Diabetic retinopathy: a complex pathophysiology requiring novel therapeutic strategies

Abstract

Introduction: Diabetic retinopathy (DR) is the leading cause of vision loss in the working age population of the developed world. DR encompasses a complex pathology, and one that is reflected in the variety of currently available treatments, which include laser photocoagulation, glucocorticoids, vitrectomy and agents which neutralize vascular endothelial growth factor (VEGF). Whilst these options demonstrate modest clinical benefits, none is yet to fully attenuate clinical progression or reverse damage to the retina. This has led to an interest in developing novel therapies for the condition, such as mediators of angiopoietin signaling axes, immunosuppressants, nonsteroidal anti-inflammatory drugs (NSAIDs), oxidative stress inhibitors and vitriol viscosity inhibitors. Further, preclinical research suggests that gene therapy treatment for DR could provide significant benefits over existing treatments options.

Areas covered: Here we review the pathophysiology of DR and provide an overview of currently available treatments. We then outline recent advances made towards improved patient outcomes and highlight the potential of the gene therapy paradigm to revolutionize DR management.

Expert opinion: Whilst significant progress has been made towards our understanding of DR, further research is required to enable the development of a detailed spatiotemporal model of the disease. In addition, we hope that improvements in our knowledge of the condition facilitate therapeutic innovations that continue to address unmet medical need and improve patient outcomes, with a focus on the development of targeted medicines.

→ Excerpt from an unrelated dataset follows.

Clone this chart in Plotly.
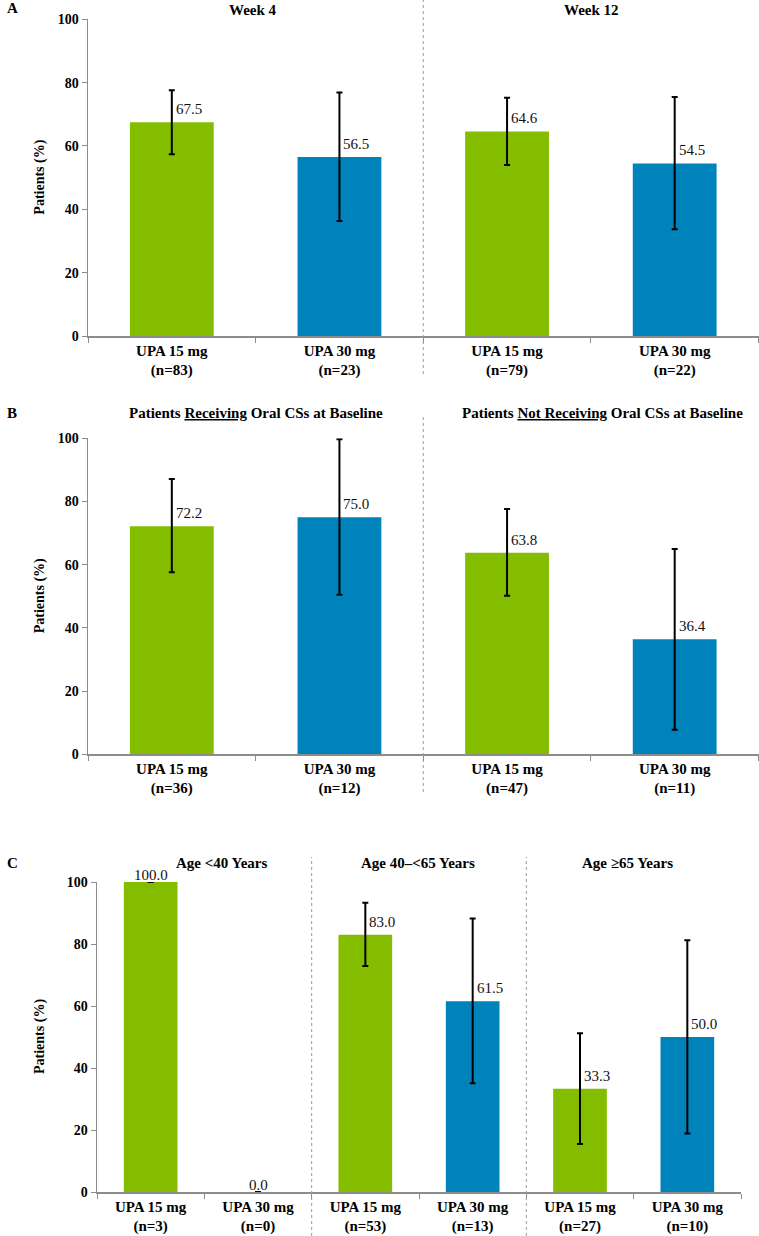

Keywords: Diabetic retinopathy; diabetic macular edema; neovascularization; neuronal apoptosis; vascular endothelial growth factor.

Figure 1.

Diabetes leads to hyperglycemic episodes which in turn impacts five key biochemical pathways: – polyol pathway activation; production of advanced glycation endproducts (AGEs); protein kinase C (PKC) activation; hexosamine pathway activation; and poly (ADP-ribose) polymerase upregulation. This in turn leads to oxidative stresses, resulting in mitochondrial dysfunction, deregulation of proinflammatory mediators and crucially, hypoxia. These effects cause apoptosis of vascular and neuronal cells and upregulation of VEGF expression, eventually leading to neurovascular dysregulation, and hyperpermeable blood vessels and/or neovascularization. Importantly, the generation of ROS and oxidative stress further exacerbates metabolic dysfunction, itself leading to elevated ROS production in a self-perpetuating positive feedback mechanism. In addition, the renin angiotensin aldosterone system is implicated in driving neurovascular dysfunction. Reproduced from Pharmacology & Therapeutics, Vol 173, Wang et al., Gene therapy for diabetic retinopathy: Are we ready to make the leap from bench to bedside?, Copyright 2017, with permission from Elsevier [7].

Figure 2.

The relationship between superoxide and ROS production and the key pathologic pathways of DR. This model demonstrates the centrality of oxidative stress to DR and has led some to purport superoxide production to be the ‘unifying mechanism’ in the complex pathology of DR. G6P = glucose-6-phosphate, F6P = fructose-6-phosphate, GA3P = glyceraldehyde-3-phosphate, 1,3-DPG = 1,3,-diphosphoglycerate, GS6P = glucosamine-6-phosphate, a-GP = alpha-glycerol-phosphate. Reproduced with permission from Springer Nature, Copyright 2001 [45].